The estimation of effective population sizes (Ne) through time is of fundamental interest in population genetics, but the interpretation of Ne as the effective number of breeding individuals in the population is challenged by the effect of population structure. In fact, variation in Ne reported in many studies may be a consequence of changes in migration rates between populations rather than changes in actual population size. We address this long-standing problem here by constructing joint models of population size changes, migration, and divergence that can adjust temporal estimates of Ne and estimate the actual Ne of a local deme connected to another population through migration. We also develop a method for estimating divergence times and migration rates taking into account complex scenarios of changing population sizes. We apply the method to previously published data from humans, and show that, when taking migration and changes in Ne into account, the estimated divergence between the San and Dinka populations is approximately 108 kya, and not 255 kya as reported in a previous study. Using simulations, we demonstrate that the previously reported and surprisingly old estimates of divergence between San and Dinka is in fact caused by a quantifiable estimation bias due to changes in Ne through time.
If you read this blog you know I’ve alluded to really deep structure in Africa for a while. Some work using ancient Khoisan samples from South Africa puts the divergence between this population and other moderns as far back as 300,000 years ago. Privately a lot of geneticists were skeptical of this, but the published record is what it is. But there were many simplifying assumptions in these models. You can see this in Ne calculations on admixed (recently) populations as if they weren’t admixed but ancient groups. If you have an admixed population with higher genetic diversity you’re going to estimate a larger effective population…but really it’s just the pooled population of two distinct ancestral populations (or more than two, depending).
This preprint, along with A weakly structured stem for human origins in Africa, is pushing the divergence times within Africa closer to 100-125,000 years ago, as opposed to 200,000 years ago. They do make an estimate for Eurasians that seems to be corroborated by archaeology and ancient DNA:
For Han-French divergence, the model with the highest composite likelihood was one with a split time of 1505 generations (i.e. 43,645 years ago assuming 29 years per generation) and a mostly unidirectional migration rate of 2.92 from Han to French (Table 1). We also replicate the results from Sj¨odin et al. , in which the TT method infers nonsensical negative split times between Han and French. The unidirectional migration inferred from Han to French is in line with current models of the peopling of Europe through waves of farmers coming from central Eurasia [Haak et al., 2015].

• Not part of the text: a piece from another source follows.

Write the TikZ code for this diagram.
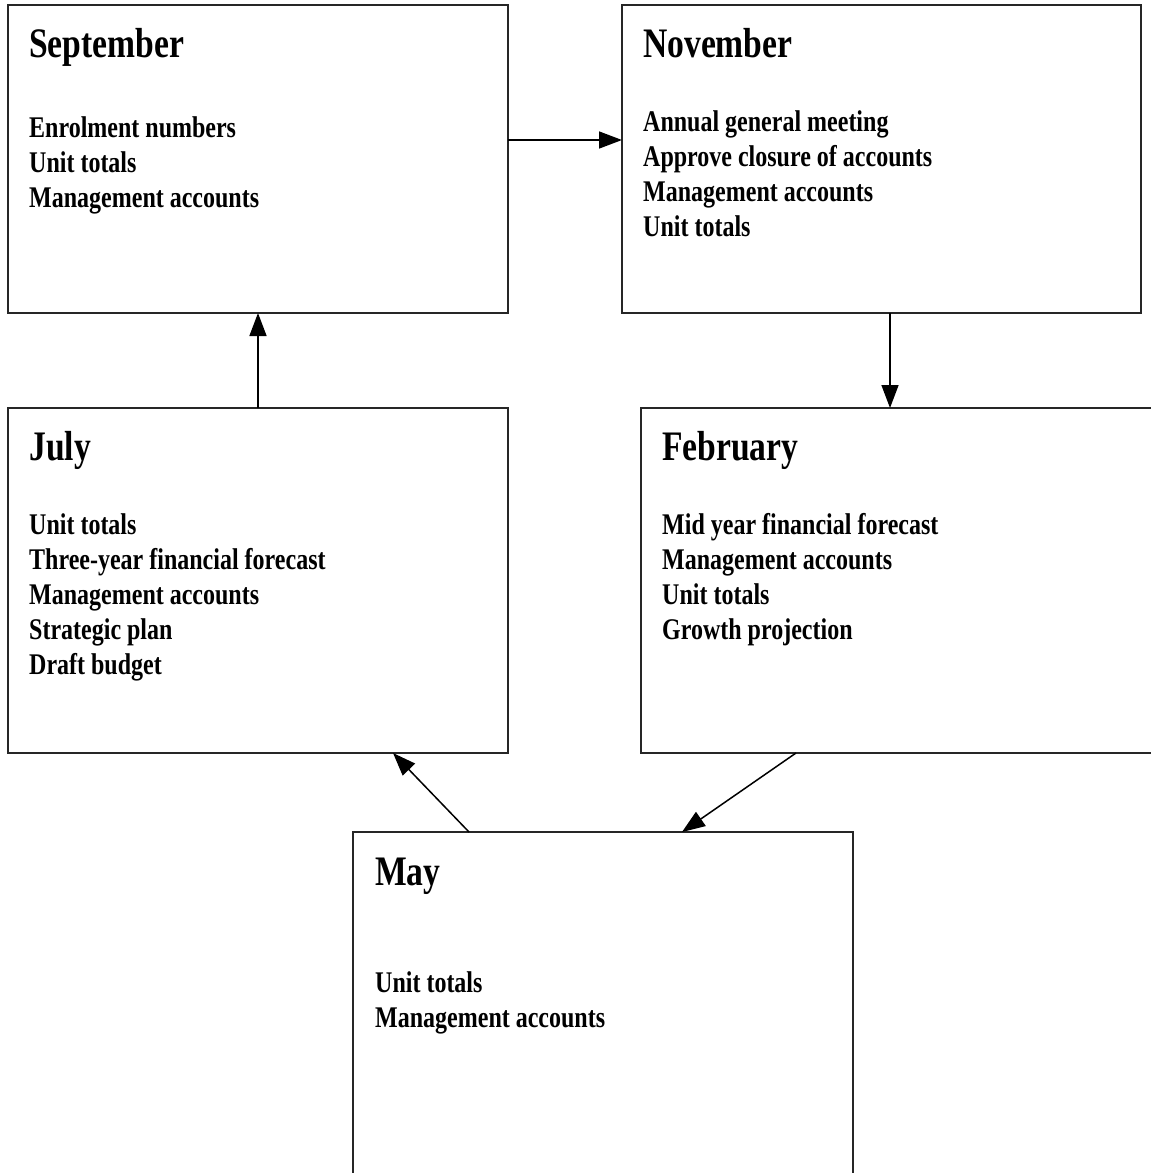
\documentclass[tikz,border=0pt]{standalone}
\usepackage{fontspec}
\usetikzlibrary{arrows.meta}
\newfontfamily\boxfont{Liberation Serif}[FakeStretch=0.8]

\tikzset{
  monthbox/.style={draw=black!85, line width=1.8pt, fill=none, inner sep=0pt,
    outer sep=0pt, anchor=north west},
  monthtitle/.style={anchor=base west, inner sep=0pt,
    font=\boxfont\bfseries\fontsize{42}{46}\selectfont},
  monthitems/.style={anchor=base west, inner sep=0pt,
    font=\boxfont\bfseries\fontsize{30}{35}\selectfont},
  flow/.style={line width=1.5pt, -{Triangle[length=23pt,width=17pt]}}
}

\newcommand{\itemlist}[1]{\begin{tabular}[t]{@{}l@{}}#1\end{tabular}}

\begin{document}
\begin{tikzpicture}[x=1pt, y=-1pt]
  \useasboundingbox (0,0) rectangle (1151,1173);

  % Boxes
  \node[monthbox, minimum width=500pt, minimum height=308pt] (sep) at (8,5) {};
  \node[monthbox, minimum width=519pt, minimum height=308pt] (nov) at (622,5) {};
  \node[monthbox, minimum width=500pt, minimum height=345pt] (jul) at (8,408) {};
  \node[monthbox, minimum width=520pt, minimum height=345pt] (feb) at (641,408) {};
  \node[monthbox, minimum width=500pt, minimum height=360pt] (may) at (353,832) {};

  % September
  \node[monthtitle] (septitle) at (29,57) {September};
  \node[monthitems] (sepitems) at (29,137)
    {\itemlist{Enrolment numbers\\ Unit totals\\ Management accounts}};

  % November
  \node[monthtitle] (novtitle) at (643,57) {November};
  \node[monthitems] (novitems) at (643,131)
    {\itemlist{Annual general meeting\\ Approve closure of accounts\\
      Management accounts\\ Unit totals}};

  % July
  \node[monthtitle] (jultitle) at (29,460) {July};
  \node[monthitems] (julitems) at (29,534)
    {\itemlist{Unit totals\\ Three-year financial forecast\\ Management accounts\\
      Strategic plan\\ Draft budget}};

  % February
  \node[monthtitle] (febtitle) at (662,460) {February};
  \node[monthitems] (febitems) at (662,534)
    {\itemlist{Mid year financial forecast\\ Management accounts\\ Unit totals\\
      Growth projection}};

  % May
  \node[monthtitle] (maytitle) at (375,885) {May};
  \node[monthitems] (mayitems) at (375,992)
    {\itemlist{Unit totals\\ Management accounts}};

  % Cycle of reporting
  \draw[flow] ([yshift=19pt]sep.east) -- ([yshift=19pt]nov.west);
  \draw[flow] ([xshift=8.5pt]nov.south) -- ([xshift=-11pt]feb.north);
  \draw[flow] ([xshift=-105pt]feb.south) -- ([xshift=79pt]may.north);
  \draw[flow] ([xshift=-134pt]may.north) -- ([xshift=135pt]jul.south);
  \draw[flow] (jul.north) -- (sep.south);
\end{tikzpicture}
\end{document}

The 43,645 years ago estimate seems broadly correct. Ancient DNA and archaeology I think point to a period definitely before 40,000 years ago, but admixture with Neanderthals and the spread of modern human technologies means it is unlikely to be very much before 50,000 years ago (i.e., not 60,000 years ago). The “Han” to “French” migration is strange, but there is suggestive evidence deep in supplements of East Asian migration into late Pleistocene/early Holocene Europe into Mesolithic foragers. This might be common Ancestral North Eurasian ancestry, or something different. I’m not sure that this model totally checks out and we know what’s going on. Probably one reason it remains in the supplements of these papers.

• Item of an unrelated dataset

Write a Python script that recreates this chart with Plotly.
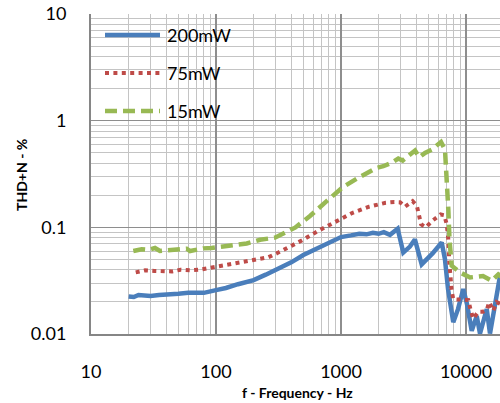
import plotly.graph_objects as go

# ---------------- data ----------------
series_names = ["200mW", "75mW", "15mW"]

freq_200 = [20, 22, 24, 27, 30, 35, 40, 50, 60, 70, 80, 100, 120, 150, 200, 250, 300,
            400, 500, 700, 1000, 1200, 1400, 1600, 1800, 2000, 2200, 2466, 2840, 3150,
            3560, 3900, 4420, 5400, 6390, 6790, 7180, 7910, 8630, 9510, 10190, 11110,
            12180, 12940, 13680, 14650, 15560, 16750, 17750, 18710, 20000]
thd_200 = [0.0225, 0.0222, 0.0232, 0.0228, 0.0227, 0.0232, 0.0233, 0.0238, 0.0243, 0.0245,
           0.0243, 0.0258, 0.027, 0.0293, 0.032, 0.036, 0.040, 0.047, 0.055, 0.067, 0.081,
           0.084, 0.087, 0.086, 0.089, 0.087, 0.090, 0.085, 0.097, 0.058, 0.066, 0.077,
           0.045, 0.057, 0.072, 0.050, 0.0264, 0.0129, 0.0171, 0.0264, 0.019, 0.0107,
           0.0148, 0.0101, 0.0125, 0.0171, 0.0101, 0.0171, 0.0264, 0.035, 0.030]

freq_75 = [22.8, 27, 32, 38, 44.5, 52, 62, 73.5, 87, 100, 118, 139, 193, 263, 315, 493,
           670, 912, 1240, 1676, 2277, 2670, 2965, 3250, 3740, 4040, 4230, 4370, 4760,
           5470, 6270, 6700, 7010, 7220, 7350, 7540, 7680, 7910, 9070, 10440, 10890,
           11430, 12530, 13680, 14650, 15340, 16520, 17600, 19000]
thd_75 = [0.0378, 0.0395, 0.039, 0.0388, 0.0386, 0.040, 0.0395, 0.040, 0.0415, 0.042,
          0.0435, 0.045, 0.0487, 0.0525, 0.058, 0.076, 0.0937, 0.113, 0.137, 0.156, 0.170,
          0.173, 0.172, 0.156, 0.176, 0.16, 0.132, 0.107, 0.100, 0.117, 0.132, 0.130,
          0.107, 0.077, 0.047, 0.0315, 0.0254, 0.0212, 0.0212, 0.0208, 0.0168, 0.0139,
          0.0162, 0.0162, 0.0168, 0.0199, 0.0165, 0.0199, 0.019]

freq_15 = [21.8, 25.4, 29, 32.5, 35.6, 40, 45.6, 52, 58.3, 62, 70, 79, 92, 100, 114, 151,
           176, 225, 296, 429, 565, 768, 1044, 1420, 1930, 2180, 2545, 2873, 3116, 3354,
           3910, 4230, 4700, 5320, 6310, 6790, 7010, 7220, 7380, 7680, 8950, 10770, 13680,
           16040, 18130, 19500]
thd_15 = [0.060, 0.0623, 0.0615, 0.064, 0.060, 0.0605, 0.061, 0.061, 0.063, 0.060, 0.062,
          0.0635, 0.064, 0.0645, 0.066, 0.069, 0.0705, 0.0765, 0.080, 0.0993, 0.1277, 0.176,
          0.24, 0.298, 0.361, 0.374, 0.403, 0.442, 0.423, 0.454, 0.525, 0.454, 0.499, 0.536,
          0.632, 0.535, 0.30, 0.147, 0.077, 0.0437, 0.0378, 0.0339, 0.035, 0.0315, 0.0362,
          0.034]

x_tick_vals = [10, 100, 1000, 10000]
x_tick_text = ["10", "100", "1000", "10000"]
y_tick_vals = [0.01, 0.1, 1, 10]
y_tick_text = ["0.01", "0.1", "1", "10"]

x_title = "f - Frequency - Hz"
y_title = "THD+N - %"

# ---------------- styling ----------------
colors = ["#4A7EBB", "#BE4B48", "#98B954"]
widths = [4.5, 4, 4.5]
dashes = ["solid", "4px,4.4px", "12px,6px"]
FONT = "Lato, 'Open Sans', sans-serif"

W, H = 500, 403
ML, MR, MT, MB = 91, 0, 14, 69
PW, PH = W - ML - MR, H - MT - MB

fig = go.Figure()
for name, fx, fy, c, w, d in zip(series_names,
                                 [freq_200, freq_75, freq_15],
                                 [thd_200, thd_75, thd_15],
                                 colors, widths, dashes):
    fig.add_trace(go.Scatter(x=fx, y=fy, mode="lines", name=name,
                             line=dict(color=c, width=w, dash=d),
                             showlegend=False, cliponaxis=True))

minor_x = [m * 10 ** e for e in range(1, 5) for m in range(2, 10)]
minor_y = [m * 10 ** e for e in range(-2, 1) for m in range(2, 10)]

major_grid = "#8E8E8E"
minor_grid = "#C4C4C4"

fig.update_xaxes(type="log", range=[1, 1 + PW / 125.0],
                 tickvals=x_tick_vals, ticktext=x_tick_text,
                 showgrid=True, gridcolor=major_grid, gridwidth=1.3,
                 minor=dict(tickvals=minor_x, showgrid=True, gridcolor=minor_grid,
                            gridwidth=1, ticks=""),
                 showline=True, linecolor="#868686", linewidth=2,
                 ticks="outside", ticklen=20, tickcolor="rgba(0,0,0,0)",
                 tickfont=dict(family=FONT, size=18, color="#000000"),
                 zeroline=False)
fig.update_yaxes(type="log", range=[-2, 1],
                 tickvals=y_tick_vals, ticktext=y_tick_text,
                 showgrid=True, gridcolor=major_grid, gridwidth=1.3,
                 minor=dict(tickvals=minor_y, showgrid=True, gridcolor=minor_grid,
                            gridwidth=1, ticks=""),
                 showline=True, linecolor="#868686", linewidth=2,
                 ticks="outside", ticklen=19, tickcolor="rgba(0,0,0,0)",
                 tickfont=dict(family=FONT, size=18, color="#000000"),
                 zeroline=False)

# custom legend (long line samples like the original)
def px_to_paper_x(px):
    return (px - ML) / PW

def px_to_paper_y(py):
    return (H - MB - py) / PH

legend_rows_px = [35, 73, 111]
for name, c, w, d, ry in zip(series_names, colors, widths, dashes, legend_rows_px):
    fig.add_shape(type="line", xref="paper", yref="paper",
                  x0=px_to_paper_x(105), x1=px_to_paper_x(160),
                  y0=px_to_paper_y(ry), y1=px_to_paper_y(ry),
                  line=dict(color=c, width=w, dash=d))
    fig.add_annotation(text=name, xref="paper", yref="paper",
                       x=px_to_paper_x(165), y=px_to_paper_y(ry),
                       xanchor="left", yanchor="middle", showarrow=False,
                       font=dict(family=FONT, size=18, color="#000000"))

fig.add_annotation(text="<b>%s</b>" % x_title, xref="paper", yref="paper",
                   x=px_to_paper_x(297), y=px_to_paper_y(392),
                   xanchor="center", yanchor="middle", showarrow=False,
                   font=dict(family=FONT, size=14, color="#000000"))
fig.add_annotation(text="<b>%s</b>" % y_title, xref="paper", yref="paper",
                   x=px_to_paper_x(21), y=px_to_paper_y(175), textangle=-90,
                   xanchor="center", yanchor="middle", showarrow=False,
                   font=dict(family=FONT, size=14, color="#000000"))

fig.update_layout(width=W, height=H,
                  margin=dict(l=ML, r=MR, t=MT, b=MB, pad=0),
                  paper_bgcolor="white", plot_bgcolor="white",
                  showlegend=False)

fig.write_html("out.html",
               config={"displayModeBar": False, "staticPlot": True},
               post_script="document.body.style.margin='0';"
                           "document.body.style.overflow='hidden';")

They’re getting estimates between Sardinians and Africans a bit before 100,000 years ago…though they admit that it’s probably inflated by archaic (Neanderthal admixture). That value seems about right and indicates a long period of incubation of the ancestrally non-African populations within the context of African/perhaps West Asian population structure.
For more complexity/detail, see The genomic origins of the world’s first farmers, which purports to better model Ne variations to get better divergence times within Europe between various forager and farmer lineages. This group has not used “Basal Eurasians” in their human genetics papers the last few times. They don’t believe it’s needed.